▸ **What to produce**:
Each line that holds the word "this" should be returned.

** Start Data records **

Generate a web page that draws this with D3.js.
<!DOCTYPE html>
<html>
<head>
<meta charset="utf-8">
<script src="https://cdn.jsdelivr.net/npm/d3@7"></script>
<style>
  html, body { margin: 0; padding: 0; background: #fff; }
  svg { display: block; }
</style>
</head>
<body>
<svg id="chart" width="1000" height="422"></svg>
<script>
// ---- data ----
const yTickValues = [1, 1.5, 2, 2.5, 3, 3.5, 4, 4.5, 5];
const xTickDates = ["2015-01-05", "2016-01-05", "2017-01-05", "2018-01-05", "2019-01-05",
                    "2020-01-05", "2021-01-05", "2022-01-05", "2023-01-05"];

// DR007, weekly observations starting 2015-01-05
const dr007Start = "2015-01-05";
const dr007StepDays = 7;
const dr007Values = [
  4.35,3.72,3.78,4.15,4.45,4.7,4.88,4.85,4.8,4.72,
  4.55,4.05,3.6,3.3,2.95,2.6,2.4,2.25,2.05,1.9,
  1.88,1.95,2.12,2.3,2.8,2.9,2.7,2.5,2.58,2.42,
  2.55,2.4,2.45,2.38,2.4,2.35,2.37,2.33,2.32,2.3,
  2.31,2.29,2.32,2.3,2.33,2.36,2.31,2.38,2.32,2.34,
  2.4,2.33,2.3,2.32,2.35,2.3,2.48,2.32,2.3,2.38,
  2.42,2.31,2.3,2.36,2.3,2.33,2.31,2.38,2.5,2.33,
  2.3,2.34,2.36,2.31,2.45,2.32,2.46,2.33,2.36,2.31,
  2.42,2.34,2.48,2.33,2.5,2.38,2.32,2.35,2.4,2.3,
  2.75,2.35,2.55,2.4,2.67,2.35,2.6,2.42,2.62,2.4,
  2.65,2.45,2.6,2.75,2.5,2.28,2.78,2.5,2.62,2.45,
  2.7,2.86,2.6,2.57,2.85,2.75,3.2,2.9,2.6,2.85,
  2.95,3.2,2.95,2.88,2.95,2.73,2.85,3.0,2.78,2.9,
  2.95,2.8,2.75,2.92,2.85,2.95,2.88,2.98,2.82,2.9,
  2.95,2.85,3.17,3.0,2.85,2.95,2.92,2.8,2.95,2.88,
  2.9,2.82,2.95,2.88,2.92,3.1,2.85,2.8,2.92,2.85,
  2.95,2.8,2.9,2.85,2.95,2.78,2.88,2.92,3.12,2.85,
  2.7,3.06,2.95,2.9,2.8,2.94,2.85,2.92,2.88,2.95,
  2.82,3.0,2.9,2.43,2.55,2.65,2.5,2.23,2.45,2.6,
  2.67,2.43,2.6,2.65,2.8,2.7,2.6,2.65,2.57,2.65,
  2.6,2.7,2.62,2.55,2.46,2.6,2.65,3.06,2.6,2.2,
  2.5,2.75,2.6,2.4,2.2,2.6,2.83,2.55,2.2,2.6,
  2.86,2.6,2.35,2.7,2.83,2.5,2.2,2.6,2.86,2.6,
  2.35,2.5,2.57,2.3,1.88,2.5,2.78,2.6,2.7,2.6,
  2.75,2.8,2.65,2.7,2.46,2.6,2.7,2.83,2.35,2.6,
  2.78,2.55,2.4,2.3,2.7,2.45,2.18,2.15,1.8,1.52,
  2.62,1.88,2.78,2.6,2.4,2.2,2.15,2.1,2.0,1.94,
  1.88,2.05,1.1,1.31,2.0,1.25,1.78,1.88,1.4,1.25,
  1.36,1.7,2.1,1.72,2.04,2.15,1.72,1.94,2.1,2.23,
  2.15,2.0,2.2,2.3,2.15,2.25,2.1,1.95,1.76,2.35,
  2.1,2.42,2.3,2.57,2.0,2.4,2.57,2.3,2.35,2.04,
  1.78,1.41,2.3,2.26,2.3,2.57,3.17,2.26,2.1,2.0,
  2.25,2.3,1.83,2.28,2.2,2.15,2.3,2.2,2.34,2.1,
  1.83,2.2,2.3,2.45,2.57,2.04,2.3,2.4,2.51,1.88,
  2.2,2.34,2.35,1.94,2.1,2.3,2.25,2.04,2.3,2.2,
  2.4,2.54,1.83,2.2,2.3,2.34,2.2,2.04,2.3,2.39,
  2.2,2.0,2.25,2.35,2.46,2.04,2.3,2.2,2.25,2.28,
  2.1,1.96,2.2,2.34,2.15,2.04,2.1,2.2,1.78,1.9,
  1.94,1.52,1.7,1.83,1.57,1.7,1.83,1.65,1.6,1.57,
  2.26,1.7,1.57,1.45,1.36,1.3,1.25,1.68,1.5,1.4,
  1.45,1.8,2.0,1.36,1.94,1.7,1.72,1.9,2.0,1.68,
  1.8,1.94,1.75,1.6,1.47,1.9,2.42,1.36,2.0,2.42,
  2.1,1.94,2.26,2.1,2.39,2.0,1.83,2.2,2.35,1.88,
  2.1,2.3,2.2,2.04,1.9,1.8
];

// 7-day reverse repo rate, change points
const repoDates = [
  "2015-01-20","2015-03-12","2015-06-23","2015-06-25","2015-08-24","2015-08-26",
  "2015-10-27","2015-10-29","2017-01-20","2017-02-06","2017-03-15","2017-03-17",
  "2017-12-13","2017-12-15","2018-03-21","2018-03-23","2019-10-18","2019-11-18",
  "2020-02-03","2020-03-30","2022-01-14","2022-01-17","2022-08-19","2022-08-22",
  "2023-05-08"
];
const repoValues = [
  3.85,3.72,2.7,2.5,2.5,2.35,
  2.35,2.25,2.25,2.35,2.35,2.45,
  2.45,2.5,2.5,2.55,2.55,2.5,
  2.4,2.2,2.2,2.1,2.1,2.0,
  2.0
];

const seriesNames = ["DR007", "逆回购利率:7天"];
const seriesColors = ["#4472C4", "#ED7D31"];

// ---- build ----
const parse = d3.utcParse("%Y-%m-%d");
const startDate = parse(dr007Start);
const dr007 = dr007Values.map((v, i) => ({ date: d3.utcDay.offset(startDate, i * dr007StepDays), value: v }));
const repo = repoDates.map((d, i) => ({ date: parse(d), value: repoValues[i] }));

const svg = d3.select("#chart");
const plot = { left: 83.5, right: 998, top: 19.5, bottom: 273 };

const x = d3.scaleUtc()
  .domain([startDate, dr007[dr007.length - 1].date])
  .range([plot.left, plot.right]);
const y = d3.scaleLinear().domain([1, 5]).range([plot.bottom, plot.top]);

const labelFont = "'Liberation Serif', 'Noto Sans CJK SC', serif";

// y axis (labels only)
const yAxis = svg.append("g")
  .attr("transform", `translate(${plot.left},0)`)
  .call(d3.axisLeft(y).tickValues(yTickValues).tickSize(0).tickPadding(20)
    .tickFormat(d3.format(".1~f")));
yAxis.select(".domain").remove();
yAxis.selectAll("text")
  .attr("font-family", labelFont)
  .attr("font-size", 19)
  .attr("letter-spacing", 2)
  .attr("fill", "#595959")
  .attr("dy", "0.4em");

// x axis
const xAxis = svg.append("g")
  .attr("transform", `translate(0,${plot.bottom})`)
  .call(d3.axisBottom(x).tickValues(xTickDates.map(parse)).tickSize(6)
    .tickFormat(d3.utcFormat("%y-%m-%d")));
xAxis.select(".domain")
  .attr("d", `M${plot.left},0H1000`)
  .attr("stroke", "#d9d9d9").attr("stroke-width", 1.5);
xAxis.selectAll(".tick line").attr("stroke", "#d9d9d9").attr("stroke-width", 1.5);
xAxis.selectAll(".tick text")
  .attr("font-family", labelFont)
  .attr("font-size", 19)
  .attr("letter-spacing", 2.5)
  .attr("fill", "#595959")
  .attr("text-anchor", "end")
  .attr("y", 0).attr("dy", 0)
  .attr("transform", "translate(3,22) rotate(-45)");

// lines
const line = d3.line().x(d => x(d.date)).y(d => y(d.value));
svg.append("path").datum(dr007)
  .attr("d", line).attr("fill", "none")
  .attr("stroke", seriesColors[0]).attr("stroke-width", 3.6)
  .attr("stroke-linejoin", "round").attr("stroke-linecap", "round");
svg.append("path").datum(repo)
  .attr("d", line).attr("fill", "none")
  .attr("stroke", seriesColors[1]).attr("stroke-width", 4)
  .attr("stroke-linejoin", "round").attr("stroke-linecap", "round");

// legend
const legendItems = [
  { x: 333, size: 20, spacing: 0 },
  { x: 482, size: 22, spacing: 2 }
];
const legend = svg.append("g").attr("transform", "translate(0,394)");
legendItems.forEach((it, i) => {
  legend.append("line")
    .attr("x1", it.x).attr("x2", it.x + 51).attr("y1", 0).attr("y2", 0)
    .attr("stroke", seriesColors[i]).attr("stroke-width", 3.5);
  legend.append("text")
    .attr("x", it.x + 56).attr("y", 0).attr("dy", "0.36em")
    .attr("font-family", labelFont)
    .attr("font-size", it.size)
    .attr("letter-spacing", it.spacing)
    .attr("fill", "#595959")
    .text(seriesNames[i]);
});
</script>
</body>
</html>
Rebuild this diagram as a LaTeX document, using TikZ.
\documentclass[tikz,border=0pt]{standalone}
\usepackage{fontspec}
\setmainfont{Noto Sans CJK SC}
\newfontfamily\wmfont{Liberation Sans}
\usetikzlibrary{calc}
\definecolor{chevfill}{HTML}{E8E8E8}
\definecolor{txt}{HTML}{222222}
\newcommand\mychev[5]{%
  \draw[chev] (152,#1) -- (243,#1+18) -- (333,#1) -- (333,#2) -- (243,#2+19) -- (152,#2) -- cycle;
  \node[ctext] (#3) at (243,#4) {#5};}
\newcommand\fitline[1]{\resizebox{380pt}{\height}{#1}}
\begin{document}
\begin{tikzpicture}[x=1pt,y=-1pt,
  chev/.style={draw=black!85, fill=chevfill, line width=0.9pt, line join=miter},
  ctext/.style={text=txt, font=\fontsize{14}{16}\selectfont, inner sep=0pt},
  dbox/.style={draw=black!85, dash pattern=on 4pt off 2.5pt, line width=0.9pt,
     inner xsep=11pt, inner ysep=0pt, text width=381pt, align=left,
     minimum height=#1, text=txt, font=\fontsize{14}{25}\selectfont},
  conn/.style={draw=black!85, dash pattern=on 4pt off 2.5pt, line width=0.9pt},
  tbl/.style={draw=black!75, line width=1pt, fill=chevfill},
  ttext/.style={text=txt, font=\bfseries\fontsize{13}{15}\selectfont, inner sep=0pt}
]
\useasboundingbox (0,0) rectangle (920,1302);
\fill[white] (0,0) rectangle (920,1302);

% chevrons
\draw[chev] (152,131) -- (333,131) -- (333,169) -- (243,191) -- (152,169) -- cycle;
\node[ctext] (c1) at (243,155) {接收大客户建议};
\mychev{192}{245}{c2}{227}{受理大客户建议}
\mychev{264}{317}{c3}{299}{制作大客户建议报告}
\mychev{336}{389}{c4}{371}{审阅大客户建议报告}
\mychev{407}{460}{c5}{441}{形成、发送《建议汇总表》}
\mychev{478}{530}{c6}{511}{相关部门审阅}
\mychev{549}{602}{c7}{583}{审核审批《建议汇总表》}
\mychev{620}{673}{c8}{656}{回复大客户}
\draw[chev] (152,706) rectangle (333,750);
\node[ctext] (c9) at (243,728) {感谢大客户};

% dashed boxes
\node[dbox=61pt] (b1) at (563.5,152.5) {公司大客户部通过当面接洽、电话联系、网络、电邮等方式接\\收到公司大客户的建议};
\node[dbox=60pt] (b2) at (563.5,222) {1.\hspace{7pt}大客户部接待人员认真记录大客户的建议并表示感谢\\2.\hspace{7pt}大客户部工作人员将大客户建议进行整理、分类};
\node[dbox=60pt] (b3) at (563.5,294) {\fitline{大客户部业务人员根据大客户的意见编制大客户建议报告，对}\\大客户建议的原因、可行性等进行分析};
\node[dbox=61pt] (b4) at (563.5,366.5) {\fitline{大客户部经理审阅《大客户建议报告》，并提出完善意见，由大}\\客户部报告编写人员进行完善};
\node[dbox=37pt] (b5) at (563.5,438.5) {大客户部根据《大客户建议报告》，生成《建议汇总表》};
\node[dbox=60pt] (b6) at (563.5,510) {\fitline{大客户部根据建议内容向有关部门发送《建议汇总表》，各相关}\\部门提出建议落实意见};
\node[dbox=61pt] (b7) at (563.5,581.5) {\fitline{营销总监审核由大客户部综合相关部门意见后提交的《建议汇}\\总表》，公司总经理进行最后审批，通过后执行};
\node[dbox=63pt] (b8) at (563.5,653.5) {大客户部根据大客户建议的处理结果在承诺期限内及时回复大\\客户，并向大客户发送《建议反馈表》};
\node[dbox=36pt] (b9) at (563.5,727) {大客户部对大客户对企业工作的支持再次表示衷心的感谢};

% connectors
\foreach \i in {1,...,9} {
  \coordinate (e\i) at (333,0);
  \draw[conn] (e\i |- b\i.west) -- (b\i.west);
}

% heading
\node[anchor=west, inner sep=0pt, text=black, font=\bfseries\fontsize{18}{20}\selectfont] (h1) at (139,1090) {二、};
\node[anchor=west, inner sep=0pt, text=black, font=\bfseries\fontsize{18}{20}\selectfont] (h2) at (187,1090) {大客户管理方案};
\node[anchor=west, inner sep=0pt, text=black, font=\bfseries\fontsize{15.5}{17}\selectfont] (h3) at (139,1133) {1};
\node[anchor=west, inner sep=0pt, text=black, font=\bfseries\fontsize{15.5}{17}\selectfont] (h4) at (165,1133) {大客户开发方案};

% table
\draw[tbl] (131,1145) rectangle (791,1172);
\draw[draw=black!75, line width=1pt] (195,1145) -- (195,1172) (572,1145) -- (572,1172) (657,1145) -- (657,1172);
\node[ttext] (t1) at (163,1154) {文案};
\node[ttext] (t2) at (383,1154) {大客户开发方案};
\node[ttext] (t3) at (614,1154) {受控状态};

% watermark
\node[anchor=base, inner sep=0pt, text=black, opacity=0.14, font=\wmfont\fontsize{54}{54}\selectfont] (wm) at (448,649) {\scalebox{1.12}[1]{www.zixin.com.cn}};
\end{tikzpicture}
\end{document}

** End Data records **

▸ **Right answer**:
Generate a web page that draws this with D3.js.
Rebuild this diagram as a LaTeX document, using TikZ.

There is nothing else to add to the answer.